What Is a Cyberattack or Data Breach?
A cyberattack is broadly defined as any attempt to gain unauthorized access to someone else’s computer network to manipulate the information housed there. Although the word “cyberattack” is of recent vintage, Americans’ popular awareness of electronic intrusion dates at least to the 1983 film WarGames, in which a teenage hacker inadvertently penetrates a U.S. military base and nearly starts World War III.
Real-world cyberattacks are less dramatic, but nevertheless consequential. A hacker who obtains access to another’s information can use it for his or her own purposes—as intelligence, for example—or to deprive the owner of its use through “ransomware.” Infiltration methods can take many forms, the most well-known of which is the “phishing” email, which lures the recipient to click on a hyperlink that will allow the email’s sender to access the recipient’s system.
The most common consequence of a successful cyberattack is a data breach, which occurs when hackers obtain and then disclose their target’s private information, as happened in 2016 when Cozy Bear and Fancy Bear, agents of the Russian intelligence services, penetrated the Democratic National Committee’s system. Notwithstanding heightened awareness of such incidents and measures like the “Shields Up!” initiative, data breaches may become more common in the future as businesses increasingly transition their electronic data from self-contained servers to the externally hosted environment known as “the cloud.” Despite the sophistication and preparedness of cloud service providers, data stored in the cloud may be more vulnerable than data in a company’s own servers, given that nearly anyone can open an account with a cloud service provider and thereby gain access to its environment.

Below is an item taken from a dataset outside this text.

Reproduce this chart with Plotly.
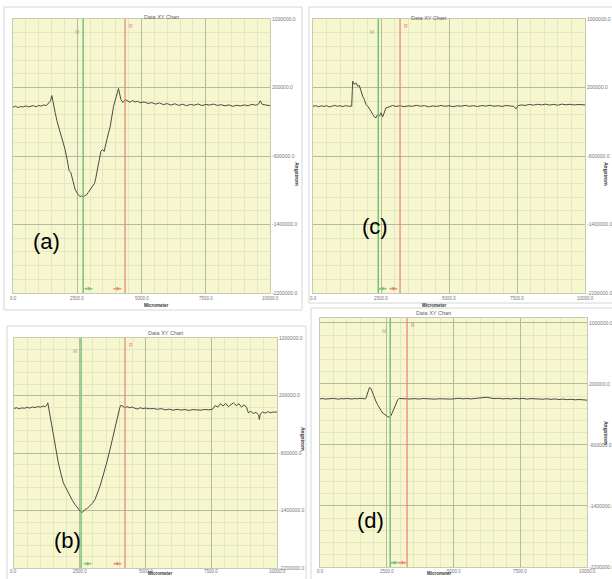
import plotly.graph_objects as go

W, H = 612, 579

# ---------------- data (x: Micrometer, y: Angstrom) ----------------
a_x = [0, 100, 200, 300, 400, 500, 600, 700, 800, 900, 1000, 1100, 1200, 1300, 1400, 1460, 1510, 1560,
       1640, 1715, 1780, 1805, 1910, 2027, 2105, 2160, 2183, 2250, 2340, 2417, 2534, 2612, 2680, 2729,
       2807, 2870, 2924, 3041, 3170, 3220, 3263, 3341, 3419, 3481, 3548, 3653, 3782, 3911, 4016, 4105,
       4198, 4276, 4366, 4450, 4550, 4650, 4750, 4850, 4950, 5100, 5250, 5400, 5550, 5700, 5850, 6000,
       6150, 6300, 6450, 6600, 6750, 6900, 7050, 7200, 7350, 7500, 7650, 7800, 7950, 8100, 8250, 8400,
       8550, 8700, 8850, 9000, 9150, 9300, 9450, 9560, 9620, 9700, 9850, 10000]
a_y = [-30000, -18000, -34000, -22000, -27000, -14000, -25000, -19000, -12000, -26000, -9000, -17000,
       -3000, -11000, 18000, 45000, 106000, 15000, -92000, -197000, -262000, -300000, -384000, -524000,
       -641000, -735000, -770000, -793000, -910000, -991000, -1050000, -1073000, -1065000, -1080000,
       -1061000, -1052000, -1026000, -980000, -921000, -860000, -793000, -711000, -547000, -524000,
       -547000, -407000, -255000, -22000, 95000, 188000, 60000, 25000, 60000, 42000, 28000, 48000,
       30000, 40000, 22000, 32000, 14000, 24000, 6000, 20000, 0, 12000, -6000, 10000, -9000, 5000,
       -13000, 3000, -7000, 8000, -11000, 2000, -5000, 6000, -9000, -1000, -14000, -3000, -20000,
       -7000, -15000, -4000, -13000, 4000, -8000, 10000, 45000, 2000, -6000, -12000]

b_x = [0, 100, 200, 300, 400, 500, 600, 700, 800, 900, 1000, 1100, 1200, 1250, 1285, 1370, 1495, 1590,
       1685, 1780, 1875, 1940, 2004, 2070, 2129, 2220, 2319, 2420, 2510, 2560, 2611, 2650, 2700, 2790,
       2890, 2980, 3080, 3170, 3270, 3360, 3460, 3550, 3650, 3740, 3840, 3910, 3966, 4020, 4057, 4120,
       4221, 4300, 4400, 4500, 4600, 4700, 4800, 4900, 5000, 5150, 5300, 5450, 5600, 5750, 5900, 6050,
       6200, 6350, 6500, 6650, 6800, 6950, 7100, 7250, 7400, 7550, 7650, 7750, 7850, 7950, 8050, 8150,
       8250, 8340, 8450, 8550, 8650, 8750, 8850, 8910, 9000, 9100, 9200, 9300, 9330, 9360, 9450, 9550,
       9650, 9750, 9850, 10000]
b_y = [20000, 30000, 15000, 28000, 22000, 35000, 25000, 40000, 32000, 45000, 38000, 52000, 48000, 65000,
       98000, -88000, -366000, -560000, -736000, -880000, -1014000, -1060000, -1108000, -1150000,
       -1201000, -1260000, -1317000, -1372000, -1410000, -1430000, -1424000, -1400000, -1386000,
       -1370000, -1340000, -1300000, -1247000, -1165000, -1062000, -950000, -830000, -700000, -551000,
       -400000, -249000, -140000, -41000, 30000, 61000, 55000, 29000, 45000, 30000, 38000, 22000, 12000,
       30000, 18000, 25000, 15000, 20000, 8000, 18000, 0, 10000, -5000, 8000, -3000, 5000, -8000, 4000,
       2000, -4000, 6000, 0, 10000, 60000, 40000, 85000, 55000, 90000, 45000, 80000, 98000, 60000, 85000,
       40000, 70000, 30000, -41000, -20000, -50000, -35000, -70000, -134000, -60000, -30000, -45000,
       -25000, -40000, -30000, -32000]

c_x = [0, 100, 200, 300, 400, 500, 600, 700, 800, 900, 1000, 1100, 1200, 1300, 1400, 1422, 1458, 1520,
       1581, 1642, 1703, 1765, 1826, 1887, 1949, 2010, 2071, 2132, 2194, 2255, 2316, 2377, 2439, 2500,
       2561, 2622, 2684, 2806, 2929, 3050, 3200, 3350, 3500, 3650, 3800, 3950, 4100, 4250, 4400, 4550,
       4700, 4850, 5000, 5150, 5300, 5450, 5600, 5750, 5900, 6050, 6200, 6350, 6500, 6650, 6800, 6950,
       7100, 7250, 7380, 7460, 7540, 7650, 7800, 7950, 8100, 8250, 8400, 8550, 8700, 8850, 9000, 9150,
       9300, 9450, 9600, 9750, 9900, 10000]
c_y = [-20000, -11000, -24000, -15000, -21000, -12000, -27000, -17000, -9000, -20000, -13000, -23000,
       -12000, -19000, -16000, -18000, 274000, 235000, 254500, 215500, 223000, 157000, 98800, 60000,
       1500, -18000, -57000, -76400, -115000, -142600, -154000, -115000, -135000, -96000, -142600,
       -96000, -37400, -25800, -10000, -22000, -12000, -25000, -14000, -20000, -8000, -18000, -12000,
       -26000, -15000, -21000, -10000, -19000, -13000, -24000, -14000, -18000, -9000, -20000, -12000,
       -22000, -11000, -17000, -8000, -19000, -13000, -21000, -10000, -16000, -20000, -49000, -12000,
       -4000, -9000, 2000, -6000, 4000, -3000, 5000, -5000, 3000, -7000, 6000, -2000, 4000, -4000, 2000,
       -6000, -3000]

d_x = [0, 100, 200, 300, 400, 500, 600, 700, 800, 900, 1000, 1100, 1200, 1300, 1400, 1500, 1600, 1700,
       1723, 1785, 1848, 1910, 1973, 2035, 2097, 2160, 2222, 2285, 2347, 2410, 2472, 2534, 2597, 2659,
       2722, 2784, 2846, 2909, 2971, 3100, 3250, 3400, 3550, 3700, 3850, 4000, 4150, 4300, 4450, 4600,
       4750, 4900, 5050, 5200, 5350, 5500, 5650, 5800, 5950, 6100, 6250, 6400, 6550, 6700, 6850, 7000,
       7150, 7300, 7450, 7600, 7750, 7900, 8050, 8200, 8350, 8500, 8650, 8800, 8950, 9100, 9250, 9400,
       9550, 9700, 9850, 10000]
d_y = [4000, 9000, 2000, 7000, 3000, 10000, 5000, 1000, 8000, 4000, 11000, 6000, 2000, 9000, 5000, 12000,
       7000, 4000, 14000, 100000, 152000, 139000, 78600, 13600, -29800, -73000, -116500, -147000,
       -181500, -203000, -212000, -229000, -238000, -216000, -160000, -116500, -60000, -8000, 9200,
       6000, 10000, 3000, 8000, 2000, 9000, 4000, 7000, 1000, 6000, 3000, 9000, 2000, 7000, 12000, 5000,
       10000, 4000, 9000, 13000, 18000, 26000, 15000, 8000, 12000, 4000, 9000, 3000, 10000, 5000, 11000,
       2000, 8000, 4000, 9000, 0, 6000, -2000, 4000, -4000, 2000, -6000, 0, -8000, -4000, -10000, -12000]

panel_labels = ["(a)", "(b)", "(c)", "(d)"]
green_cursor = [2730, 2550, 2400, 2630]
red_cursor = [4360, 4220, 3200, 3260]
green_arrow = [2920, 2810, 2560, 2780]
red_arrow = [4050, 3930, 2960, 3080]

x_ticks = [0, 2500, 5000, 7500, 10000]
x_ticktext = ["0.0", "2500.0", "5000.0", "7500.0", "10000.0"]
y_ticks = [1000000, 200000, -600000, -1400000, -2200000]
y_ticktext = ["1000000.0", "200000.0", "-600000.0", "-1400000.0", "-2200000.0"]

series = [(a_x, a_y), (b_x, b_y), (c_x, c_y), (d_x, d_y)]

# ---------------- layout geometry (pixels) ----------------
plot_boxes = [(13, 19, 270, 293), (14, 338, 277, 568), (313, 19, 585, 293), (320, 318, 587, 567)]
y_tops = [1000000, 1000000, 1000000, 1065000]
frames = [(4, 7, 302, 310), (7, 326, 306, 600), (309, 7, 640, 303), (311, 308, 640, 600)]
label_pos = [(31, 241), (52, 555), (375, 226), (370, 535)]
angstrom_pos = [(297, 160), (303, 453), (611, 160), (611, 447)]
title_y = [12, 333, 13, 313]
micro_y = [305, 577.5, 305, 577.5]
xtick_y = [298, 571.5, 298, 571]

def px(x):
    return x / W

def py(y):
    return 1 - y / H

BG = "#f7f7cf"
MINOR = "#e4e8c2"
MAJOR = "#b3bba0"
GREEN = "#78c078"
RED = "#e8826e"
LINE = "#4a4a42"

fig = go.Figure()
shapes = []
annotations = []

for i, ((xs, ys), box) in enumerate(zip(series, plot_boxes)):
    n = i + 1
    xa = "x" if n == 1 else f"x{n}"
    ya = "y" if n == 1 else f"y{n}"
    fig.add_trace(go.Scatter(x=xs, y=ys, mode="lines", xaxis=xa, yaxis=ya,
                             line=dict(color=LINE, width=1), showlegend=False, hoverinfo="skip"))
    x0, y0, x1, y1 = box
    xkey = "xaxis" if n == 1 else f"xaxis{n}"
    ykey = "yaxis" if n == 1 else f"yaxis{n}"
    fig.update_layout(**{
        xkey: dict(domain=[px(x0), px(x1)], anchor=ya, range=[0, 10000], tickmode="array",
                   tickvals=x_ticks, ticktext=[""] * 5, showgrid=True, gridcolor=MAJOR, gridwidth=1,
                   minor=dict(dtick=500, tick0=0, showgrid=True, gridcolor=MINOR, gridwidth=1),
                   zeroline=False, showline=True, mirror=True, linecolor="#c9c9b8", linewidth=1,
                   ticks="", automargin=False, fixedrange=True),
        ykey: dict(domain=[py(y1), py(y0)], anchor=xa, range=[-2200000, y_tops[i]], side="right",
                   tickmode="array", tickvals=y_ticks, ticktext=y_ticktext,
                   tickfont=dict(size=5, color="#777777", family="Liberation Sans"),
                   showgrid=True, gridcolor=MAJOR, gridwidth=1,
                   minor=dict(dtick=160000, tick0=-2200000, showgrid=True, gridcolor=MINOR, gridwidth=1),
                   zeroline=False, showline=True, mirror=True, linecolor="#c9c9b8", linewidth=1,
                   ticks="", automargin=False, fixedrange=True),
    })

    # panel frame
    fx0, fy0, fx1, fy1 = frames[i]
    shapes.append(dict(type="rect", xref="paper", yref="paper", x0=px(fx0), x1=px(fx1),
                       y0=py(fy1), y1=py(fy0), line=dict(color="#d6d6d6", width=1), layer="below"))
    # plot background
    shapes.append(dict(type="rect", xref="paper", yref="paper", x0=px(x0), x1=px(x1),
                       y0=py(y1), y1=py(y0), line=dict(width=0), fillcolor=BG, layer="below"))
    # cursors
    shapes.append(dict(type="line", xref=xa, yref=f"{ya} domain", x0=green_cursor[i], x1=green_cursor[i],
                       y0=0, y1=1, line=dict(color=GREEN, width=1.5)))
    shapes.append(dict(type="line", xref=xa, yref=f"{ya} domain", x0=red_cursor[i], x1=red_cursor[i],
                       y0=0, y1=1, line=dict(color=RED, width=1.2)))
    annotations.append(dict(x=green_cursor[i], y=1, xref=xa, yref=f"{ya} domain", text="M",
                            showarrow=False, xanchor="right", yanchor="top", xshift=-2, yshift=-8,
                            font=dict(size=5, color=GREEN, family="Liberation Sans")))
    annotations.append(dict(x=red_cursor[i], y=1, xref=xa, yref=f"{ya} domain", text="R",
                            showarrow=False, xanchor="left", yanchor="top", xshift=2, yshift=-2,
                            font=dict(size=5, color=RED, family="Liberation Sans")))
    annotations.append(dict(x=green_arrow[i], y=0, xref=xa, yref=f"{ya} domain", text="◂◆▸",
                            showarrow=False, yanchor="bottom", yshift=0,
                            font=dict(size=5, color=GREEN, family="DejaVu Sans")))
    annotations.append(dict(x=red_arrow[i], y=0, xref=xa, yref=f"{ya} domain", text="◂◆▸",
                            showarrow=False, yanchor="bottom", yshift=0,
                            font=dict(size=5, color=RED, family="DejaVu Sans")))
    # x tick labels
    for tv, tt in zip(x_ticks, x_ticktext):
        annotations.append(dict(x=tv, y=py(xtick_y[i]), xref=xa, yref="paper", text=tt, showarrow=False,
                                xanchor="center", yanchor="middle",
                                font=dict(size=4.5, color="#777777", family="Liberation Sans")))
    # title / axis titles
    cx = (x0 + x1) / 2
    annotations.append(dict(x=px(cx), y=py(title_y[i]), xref="paper", yref="paper", text="Data XY Chart",
                            showarrow=False, font=dict(size=5.5, color="#666666", family="Liberation Sans")))
    annotations.append(dict(x=px(cx), y=py(micro_y[i]), xref="paper", yref="paper", text="<b>Micrometer</b>",
                            showarrow=False, font=dict(size=4.5, color="#333333", family="Liberation Sans")))
    ax_, ay_ = angstrom_pos[i]
    annotations.append(dict(x=px(ax_), y=py(ay_), xref="paper", yref="paper", text="<b>Angstrom</b>",
                            showarrow=False, textangle=90,
                            font=dict(size=5, color="#333333", family="Liberation Sans")))
    lx, ly = label_pos[i]
    annotations.append(dict(x=px(lx), y=py(ly), xref="paper", yref="paper", text=panel_labels[i],
                            showarrow=False, font=dict(size=22, color="#000000", family="Liberation Sans")))

fig.update_layout(width=W, height=H, margin=dict(l=0, r=0, t=0, b=0), template="none",
                  paper_bgcolor="white", plot_bgcolor="rgba(0,0,0,0)",
                  shapes=shapes, annotations=annotations, showlegend=False)

fig.write_html("out.html", config={"displayModeBar": False},
               post_script="document.body.style.margin='0';document.body.style.overflow='hidden';")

According to recent data from the security firm Panorays, the average cyberattack costs nearly $200,000 to remediate. While that is not a huge sum for a Fortune 500 company, it may be a crippling liability for a small business. And small businesses cannot take comfort in the idea that they are unlikely to become victims. More than 40 percent of all cyberattacks target small businesses, with law firms being a particularly attractive target given their perceived slowness to adopt cyber defense technology and the potential sensitivity of information in their possession. In 2016, the security company TruShield reported that the legal industry was among the most targeted of all industry sectors, with small law firms the most heavily targeted of all.
What Laws Govern Cybersecurity Incidents?
The legal landscape governing cyberattack responses is rapidly changing. As recently as 2017, the ABA Journal reported that only four states had enacted legislation requiring that information on cyberattacks be made available to residents whose personal data may have been compromised. In the five years since, nearly all states have imposed such reporting requirements when a data breach occurs. In Europe, meanwhile, the European Union adopted the GDPR, which since May 2018 has imposed a continent-wide reporting mandate in the event of cyber intrusion.
Although the United States presently has no uniform federal mandate analogous to the GDPR, new legislation may change that. The Strengthening American Cybersecurity Act is an amalgam of multiple prior proposals. Title II of the act is the most consequential for private companies, as it designates 16 categories of businesses as “critical infrastructure”—including the financial services, telecommunications, energy, and healthcare industries—and requires companies in those industries report any “substantial cyber incident” to the federal government within three days and any ransomware payment within one day. To assist the federal government’s response—and to enable other companies to avoid the same fate—the act’s required reporting would include, among other things, a description of the vulnerabilities exploited and the hackers’ tactics to defeat existing defenses.
To encourage compliance, the act includes significant penalties for the failure to report but also prevents a company’s incident report from being used against it. Among other things, information submitted pursuant to the act would be protected as proprietary information and, therefore, exempt from disclosure under public access laws. In addition, a covered entity that submits compliant reports would be entitled to immunity from civil lawsuits based on its report, and regulatory agencies would not be able use the information submitted for enforcement actions against the covered entity.
What Can Private Sector Businesses Do?
Because an ounce of prevention is worth a pound of cure, most of the protective measures outlined by cybersecurity experts are proactive in nature, in that they require taking action before a cyberattack occurs. One controlling principle is that the less information that an organization possesses, the less vulnerable it is to a breach. Hence, most experts recommend deleting data not currently in use. When that is not an option—because of company retention policies or preservation duties imposed by litigation, for example—other measures can be taken, such as applying encryption or moving data to a repository that prevents easy access. And to prevent unauthorized access in the first place, companies are encouraged to segregate and silo data and adopt two-factor authentication. But the most important step is not merely hardening defenses; it is getting a response plan in place for when an attack succeeds.
The first 24 hours after a cyberattack are critical, and any delay can be costly both in time and money. For this reason, cybersecurity experts recommend that, as part of their incident response plans, companies identify in advance the service providers who will support their remediation efforts when an attack occurs. Such providers necessarily include a computer forensics firm, but many are less obvious, such as a crisis communications firm or a ransomware negotiator. And as with all forms of misfortune, insurance is increasingly becoming a must, to cover both the remediation costs and potential liabilities to third parties whose data may be put at risk.